Вот что предлагаю тем, кто действительно хочет разбираться и понимать: давайте вместе почитаем одно интервью («Звязда», 23.11.19.). Услышим, что говорит кинорежиссер Юрий Горулев, лауреат премии «За духовное возрождение», европейски известный белорусский документалист. И попробуем вместе сделать выводы.

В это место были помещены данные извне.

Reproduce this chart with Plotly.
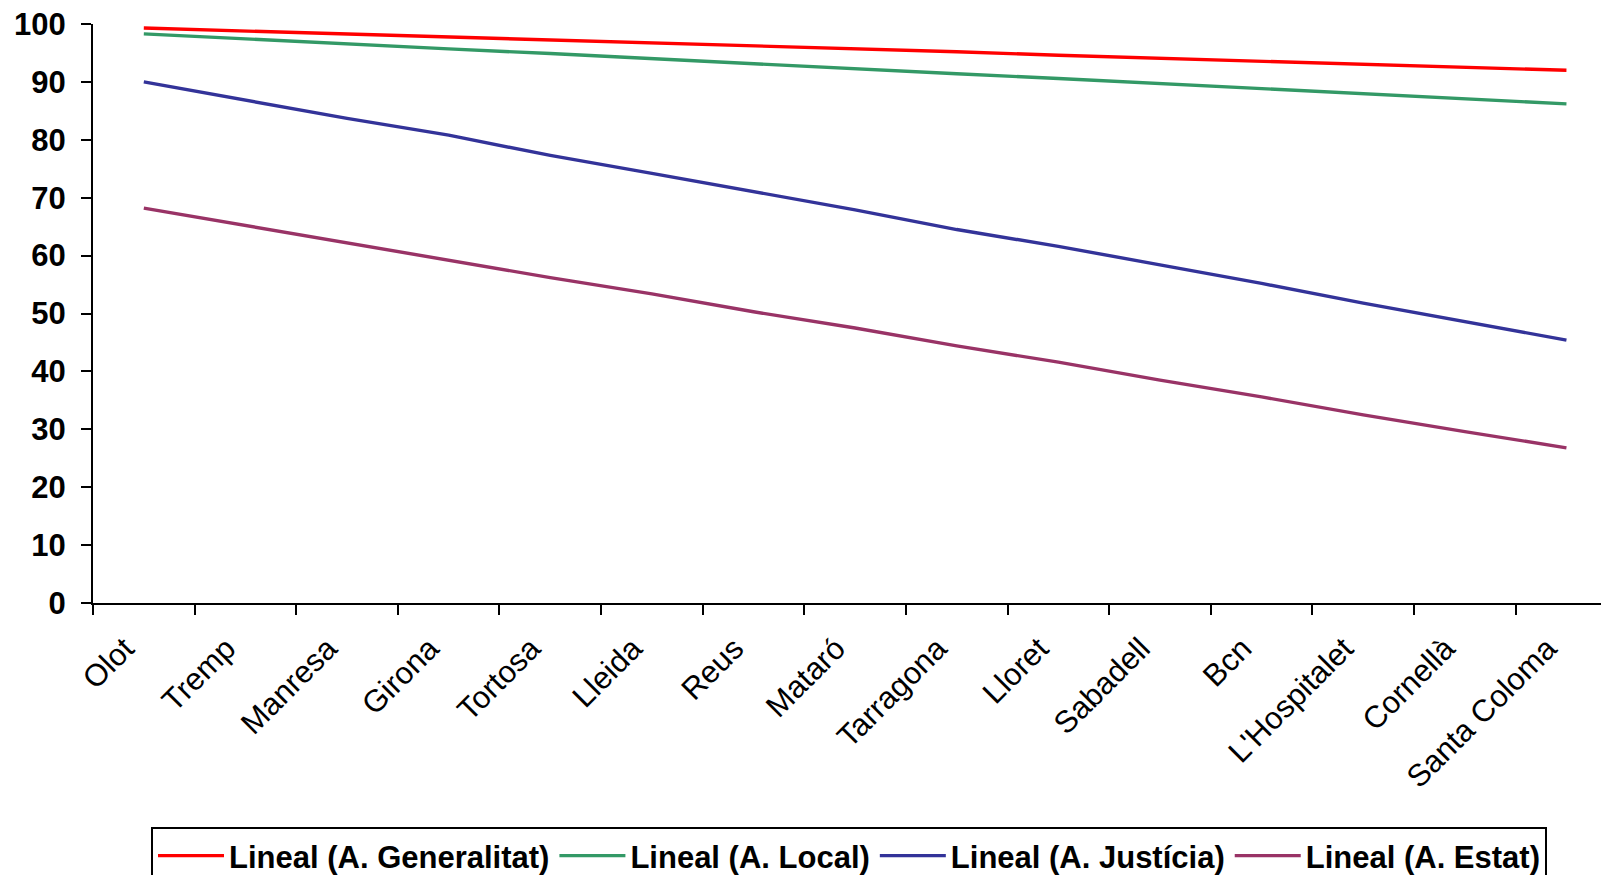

У бывшей Берлинской стены. Отель «Восточная сторона».
Фондовые материалы
Факты из прочитанного: в советские времена студия «Летопись» занимала на «Беларусьфильме» целый этаж. В год снималось 30 — 40 только документальных фильмов. «Если мы не снимали кино, нам «простойные» выплачивались, — фиксирует мастер. — Сценаристами выступали Адамович, Алексиевич, Бородулин, Брыль, Вольский, Короткевич, Макаенок…» Заметим, что на каждый из перечисленных пунктов государство выделяло деньги. Можете сами прикинуть — деньги огромные. Только на документальное кино.Количество творческой и иной интеллигенции в 70 — 80‑е годы в СССР просто зашкаливало. Все получали «простойные», никто не был обделен: ни писатели, ни художники, ни музыканты, ни киношники. Давайте вспомним, подставил кто‑нибудь из них плечо разваливающейся стране? Единицы. Большинство же, отнюдь не молчаливое, носило творческую фигу в кармане. «Аркашу Рудермана, — вспоминает своего режиссера тогда еще оператор Горулев, — заставили уйти с киностудии из‑за картины о творчестве Шагала. А Рудерман украл пленки и уехал в Москву».

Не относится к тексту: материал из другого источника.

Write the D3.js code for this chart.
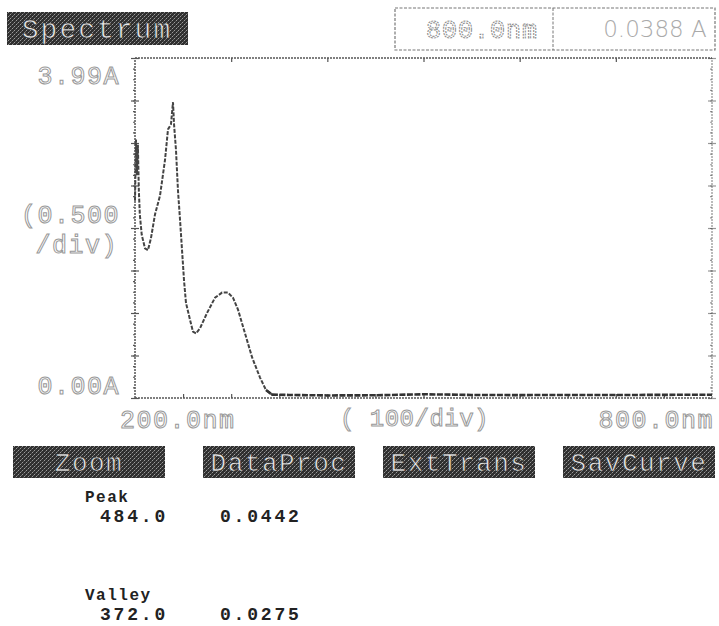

Вы сейчас можете представить, чтобы Оливер Стоун украл пленки у «ЭйчБиОу» или, скажем, у «Уорнер Бразерз»? Интерпол, суд, тюрьма, неминуемое разорение… А в Советском Союзе, где «душилась свобода», это было в порядке вещей. Даже что‑то героическое в этом есть, м‑да...
Творческая и остальная интеллигенция чувствовала себя спокойно и уверенно. Ей, по сути, не нужно было ежедневно зарабатывать на жизнь. «У каждого оператора на студии (что уж говорить о режиссерах и редакторах. — Прим. авт.) была своя кабина, — помнит наш знаменитый документалист. — Мы собирались после праздников или демонстраций, выпивали, разговаривали». О тех «кухонных» разговорах до сих пор ностальгируют люди в возрасте, сидящие по соцсетям и привычно пытающиеся заполнить свободное от работы время.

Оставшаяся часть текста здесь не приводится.